→ **Requirement**
Read the listing and extract each line that includes the word "size".

→ **Material provided**

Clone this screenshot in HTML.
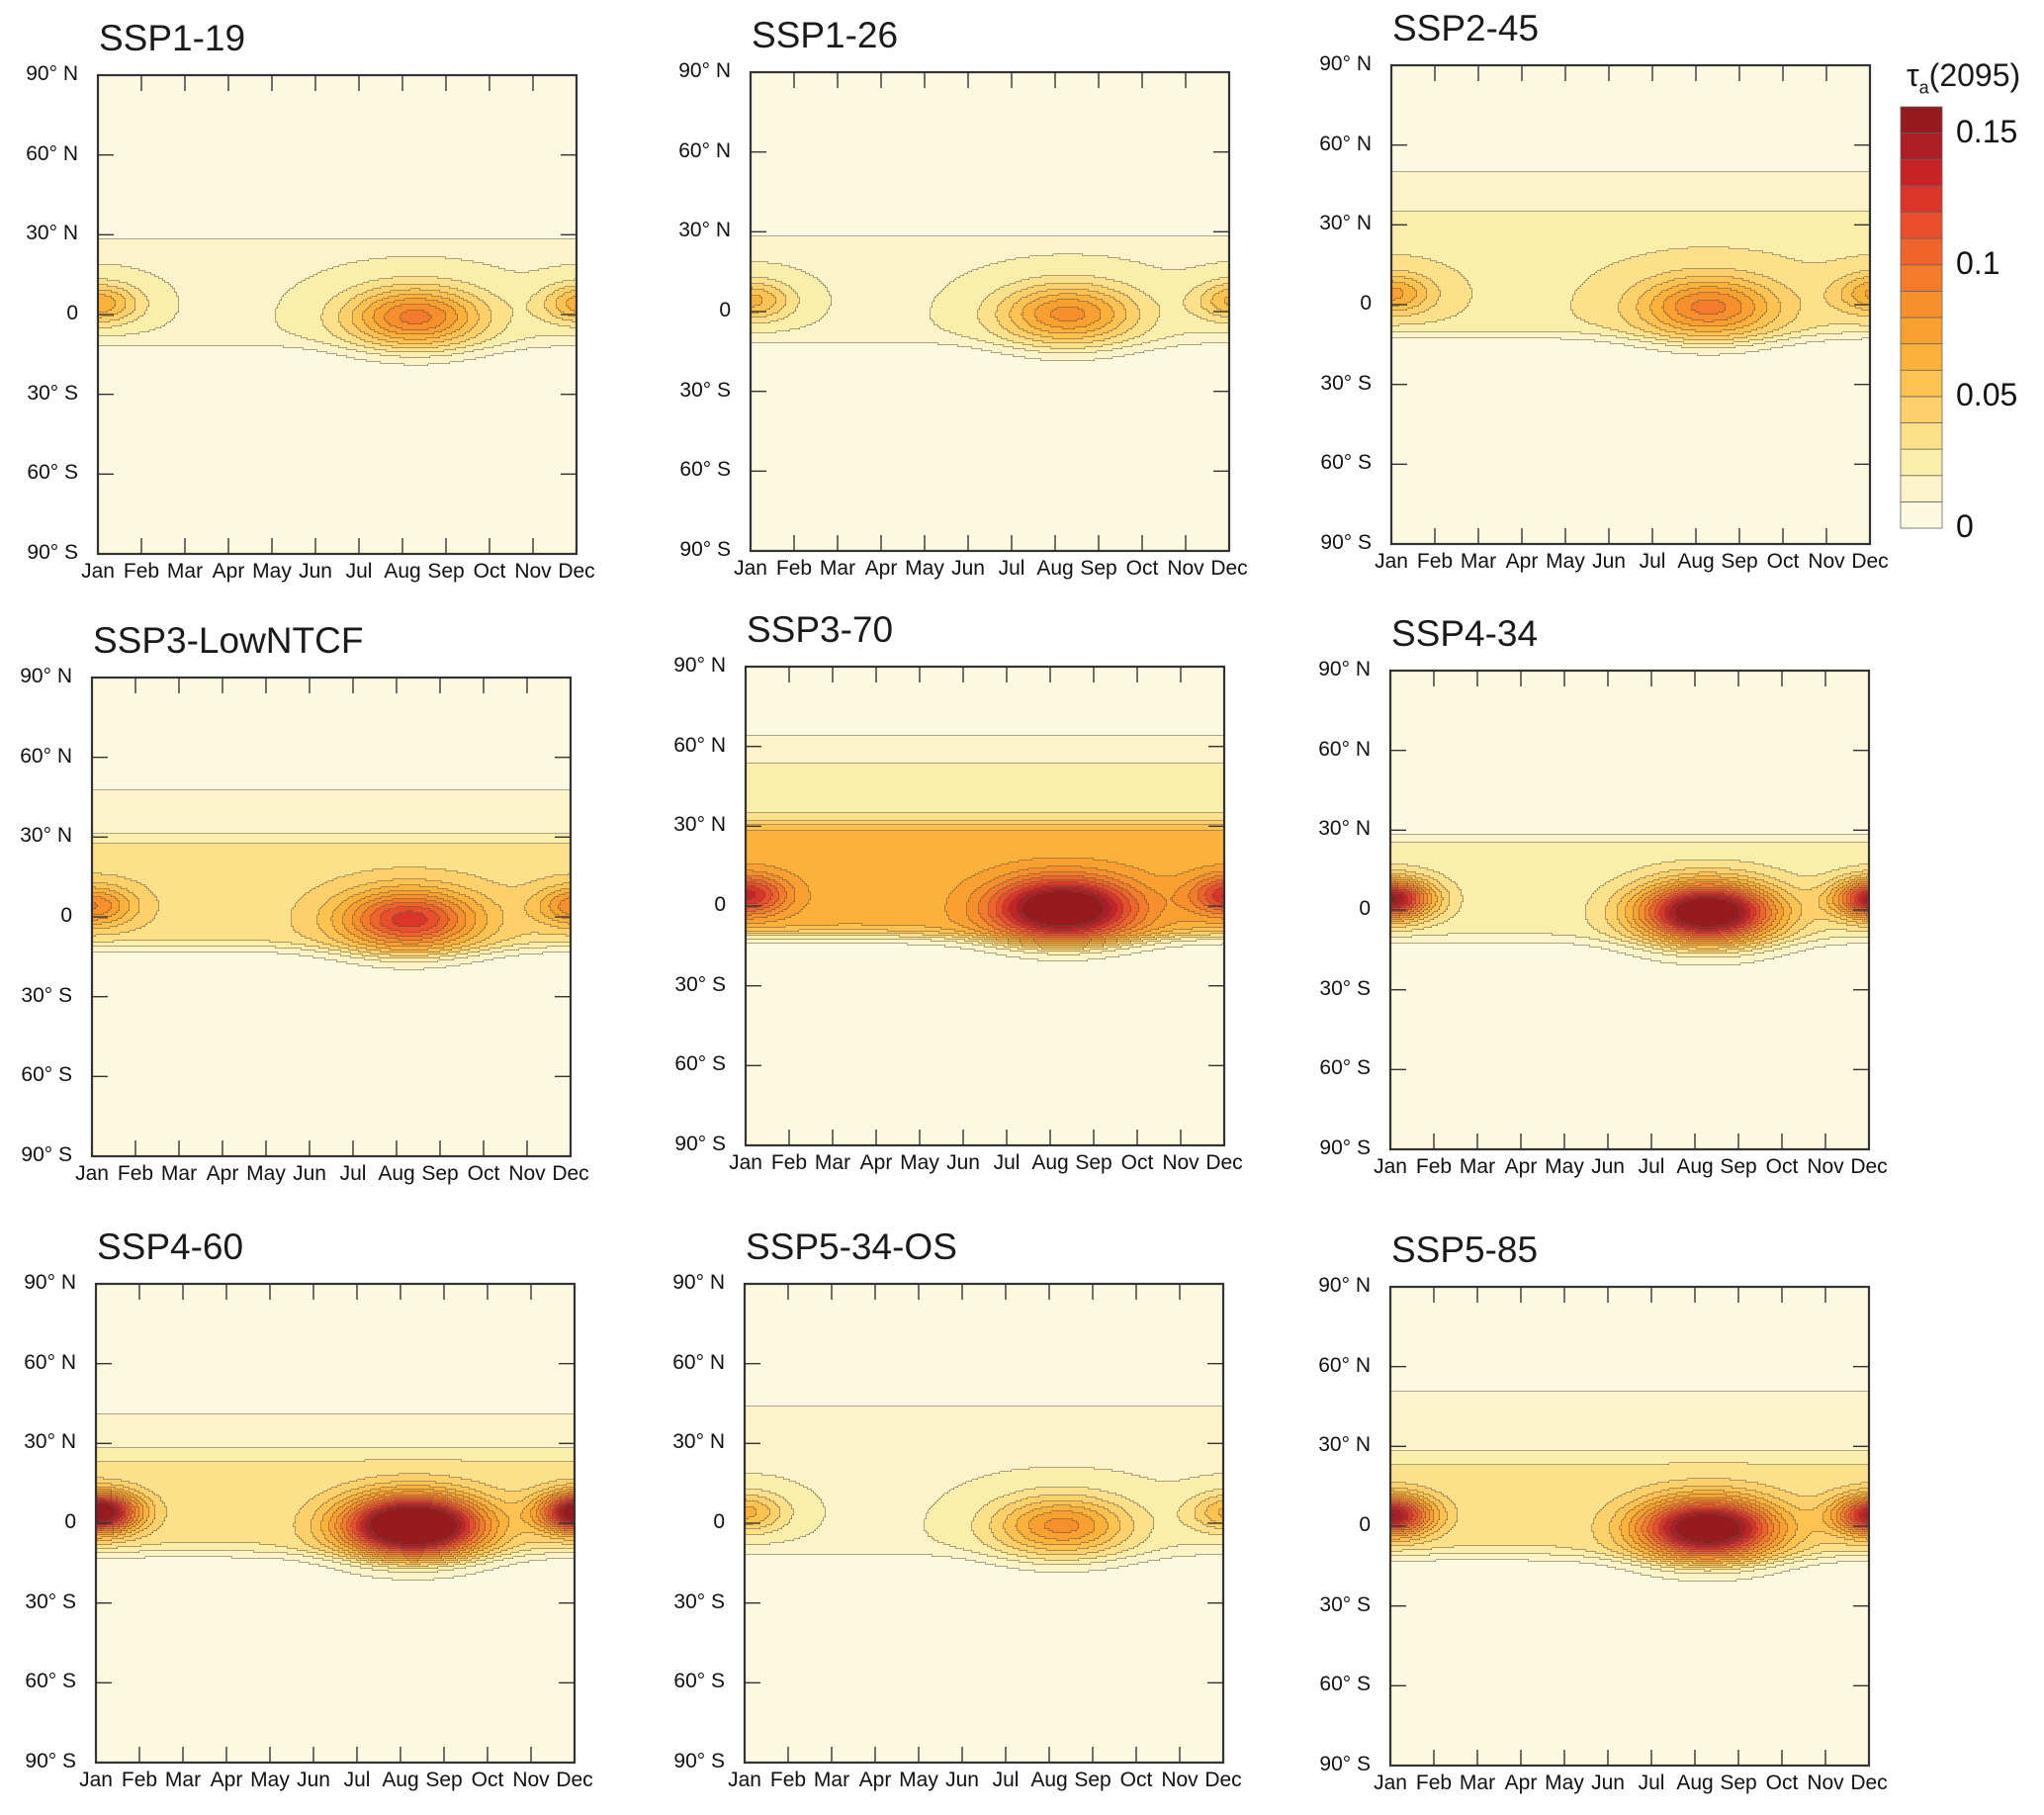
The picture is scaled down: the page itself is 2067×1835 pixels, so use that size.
<!DOCTYPE html>
<html><head><meta charset="utf-8">
<style>
body{margin:0;background:#fff;width:2067px;height:1835px;position:relative;overflow:hidden;font-family:"Liberation Sans",sans-serif;}
.title{position:absolute;font-size:37px;color:#1a1a1a;white-space:nowrap;}
.lab{position:absolute;font-size:21px;color:#111;white-space:nowrap;}
</style></head><body>
<div id="root"></div>
<div class="title" style="left:1928px;top:58px;font-size:32px;">τ<sub style="font-size:18px">a</sub>(2095)</div>
<script>
var scenarios = ['SSP1-19','SSP1-26','SSP2-45','SSP3-LowNTCF','SSP3-70','SSP4-34','SSP4-60','SSP5-34-OS','SSP5-85'];
var augPeak   = [0.075,0.065,0.065,0.09,0.125,0.16,0.18,0.065,0.15];
var janPeak   = [0.05,0.045,0.045,0.055,0.07,0.13,0.15,0.045,0.12];
var bandVal   = [0.015,0.015,0.025,0.032,0.06,0.02,0.028,0.015,0.028];
var northEdge = [28,28,32,28,31,27,25,24,25];
var outerVal  = [0,0,0.015,0.015,0.025,0,0.015,0.012,0.015];
var outerEdge = [28,28,49,47,57,27,40,44,50];
var outerSoft = [1,1,1.5,1.5,6,1,1.5,1.5,2];
var months = ['Jan','Feb','Mar','Apr','May','Jun','Jul','Aug','Sep','Oct','Nov','Dec'];
var latTicks = [90,60,30,0,-30,-60,-90];
var latLabels = ['90° N','60° N','30° N','0','30° S','60° S','90° S'];
var levels = [0,0.01,0.02,0.03,0.04,0.05,0.06,0.07,0.08,0.09,0.10,0.11,0.12,0.13,0.14,0.15,0.16];
var cbLabels = [0,0.05,0.1,0.15];
var colors = ['#fdf9e1','#fcf3c8','#fbeeab','#fde08a','#fdd06a','#fdc24f','#fbb13a','#f9a030','#f78f2d','#f47a2c','#f0632a','#ea4e2a','#dd3429','#c82226','#ae1c24','#951b1f'];
var pos = [[99,76],[759,73],[1407,66],[93,685],[754,674],[1406,678],[97,1298],[753,1298],[1406,1301]];
var PW=484, PH=484, CS=2;
var SVGNS='http://www.w3.org/2000/svg';
function sg(x){return 1/(1+Math.exp(-x));}
function sq(x){return x*x;}
function fieldVal(i,t,lat){
  var sEdge=-11-4*Math.exp(-sq((t-7.3)/2));
  var v=0.004;
  v+=bandVal[i]*sg((lat-sEdge)/1.5)*sg((northEdge[i]-lat)/1.2);
  v+=outerVal[i]*sg((lat-northEdge[i])/1.2)*sg((outerEdge[i]-lat)/outerSoft[i]);
  v+=augPeak[i]*Math.exp(-sq((t-7.3)/1.55)-sq((lat+1)/11));
  v+=janPeak[i]*(Math.exp(-sq(t/0.95))+Math.exp(-sq((t-11.2)/0.95)))*Math.exp(-sq((lat-4)/7.5));
  return v;
}
function binOf(v){var b=0;for(var k=1;k<levels.length-1;k++){if(v>=levels[k])b=k;}return b;}
function xScale(t,L){return L+t/11*PW;}
function yScale(lat,T){return T+(90-lat)/180*PH;}
function addLabel(parent,txt,name,left,top,width,align,size){
  var d=document.createElement('div');d.className='lab';d.appendChild(document.createTextNode(txt));
  d.style.left=left+'px';d.style.top=top+'px';
  if(width){d.style.width=width+'px';d.style.textAlign=align;}
  if(size)d.style.fontSize=size+'px';
  
  
  parent.appendChild(d);
}
function drawPanel(i){
  var rootEl=document.getElementById('root');
  var nm=scenarios[i];
  var L=pos[i][0],T=pos[i][1];
  var g=document.createElement('div');
  
  
  rootEl.appendChild(g);
  var ti=document.createElement('div');ti.className='title';ti.appendChild(document.createTextNode(nm));
  ti.style.left=(L+1)+'px';ti.style.top=(T-58)+'px';
  
  
  g.appendChild(ti);
  var nx=PW/CS, ny=PH/CS, x, y;
  var grid=[];
  for(y=0;y<ny;y++){var lat=90-(y+0.5)*CS/PH*180;var row=[];for(x=0;x<nx;x++){row.push(binOf(fieldVal(i,(x+0.5)*CS/PW*11,lat)));}grid.push(row);}
  var s=[];
  for(y=0;y<ny;y++){
    var r=grid[y];var x0=0;
    for(x=1;x<=nx;x++){
      if(x===nx||r[x]!==r[x0]){
        s.push('<rect x="'+(x0*CS)+'" y="'+(y*CS)+'" width="'+((x-x0)*CS+0.5)+'" height="'+(CS+0.5)+'" fill="'+colors[r[x0]]+'"/>');
        if(x<nx) s.push('<rect x="'+(x*CS-0.5)+'" y="'+(y*CS)+'" width="1.1" height="'+CS+'" fill="#5a5040"/>');
        x0=x;
      }
    }
    if(y<ny-1){
      var nr=grid[y+1];var st=-1;
      for(x=0;x<=nx;x++){
        var d=(x<nx)&&(nr[x]!==r[x]);
        if(d&&st<0)st=x;
        if(!d&&st>=0){s.push('<rect x="'+(st*CS)+'" y="'+((y+1)*CS-0.5)+'" width="'+((x-st)*CS)+'" height="1.1" fill="#5a5040"/>');st=-1;}
      }
    }
  }
  s.push('<rect x="0" y="0" width="'+PW+'" height="'+PH+'" fill="none" stroke="#333" stroke-width="2.2"/>');
  for(var m=1;m<11;m++){var xx=xScale(m,0);s.push('<line x1="'+xx+'" y1="0" x2="'+xx+'" y2="16" stroke="#333" stroke-width="1.4"/><line x1="'+xx+'" y1="'+PH+'" x2="'+xx+'" y2="'+(PH-16)+'" stroke="#333" stroke-width="1.4"/>');}
  for(var k=1;k<latTicks.length-1;k++){var yy=yScale(latTicks[k],0);s.push('<line x1="0" y1="'+yy+'" x2="16" y2="'+yy+'" stroke="#333" stroke-width="1.4"/><line x1="'+PW+'" y1="'+yy+'" x2="'+(PW-16)+'" y2="'+yy+'" stroke="#333" stroke-width="1.4"/>');}
  var holder=document.createElement('div');
  holder.style.position='absolute';holder.style.left=L+'px';holder.style.top=T+'px';
  holder.style.width=PW+'px';holder.style.height=PH+'px';
  
  
  holder.innerHTML='<svg xmlns="'+SVGNS+'" width="'+PW+'" height="'+PH+'" style="display:block;overflow:visible">'+s.join('')+'</svg>';
  g.appendChild(holder);
  for(k=0;k<months.length;k++) addLabel(g,months[k],'x-tick-label',xScale(k,L)-24,T+PH+6,48,'center');
  for(k=0;k<latTicks.length;k++) addLabel(g,latLabels[k],'y-tick-label',L-86,yScale(latTicks[k],T)-13,66,'right');
}
for(var pi=0;pi<scenarios.length;pi++){ try{ drawPanel(pi); }catch(e){} }
var cbL=1922,cbT=108,cbW=42,cbH=426;
var bh=cbH/colors.length;var cs=[];
for(var c=0;c<colors.length;c++){var cy=2+cbH-(c+1)*bh;cs.push('<rect x="2" y="'+cy+'" width="'+cbW+'" height="'+bh+'" fill="'+colors[c]+'" stroke="#666" stroke-width="0.8"/>');}
var cbd=document.createElement('div');
cbd.style.position='absolute';cbd.style.left=(cbL-2)+'px';cbd.style.top=(cbT-2)+'px';


cbd.innerHTML='<svg xmlns="'+SVGNS+'" width="'+(cbW+4)+'" height="'+(cbH+4)+'" style="display:block">'+cs.join('')+'</svg>';
document.body.appendChild(cbd);
for(var q=0;q<cbLabels.length;q++) addLabel(document.body,String(cbLabels[q]),'colorbar-label',cbL+56,cbT+cbH-cbLabels[q]/levels[levels.length-1]*cbH-20,0,'',32);
</script>
</body></html>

→ **Written response**
The picture is scaled down: the page itself is 2067×1835 pixels, so use that size.
.title{position:absolute;font-size:37px;color:#1a1a1a;white-space:nowrap;}
.lab{position:absolute;font-size:21px;color:#111;white-space:nowrap;}
<div class="title" style="left:1928px;top:58px;font-size:32px;">τ<sub style="font-size:18px">a</sub>(2095)</div>
function addLabel(parent,txt,name,left,top,width,align,size){
  if(size)d.style.fontSize=size+'px';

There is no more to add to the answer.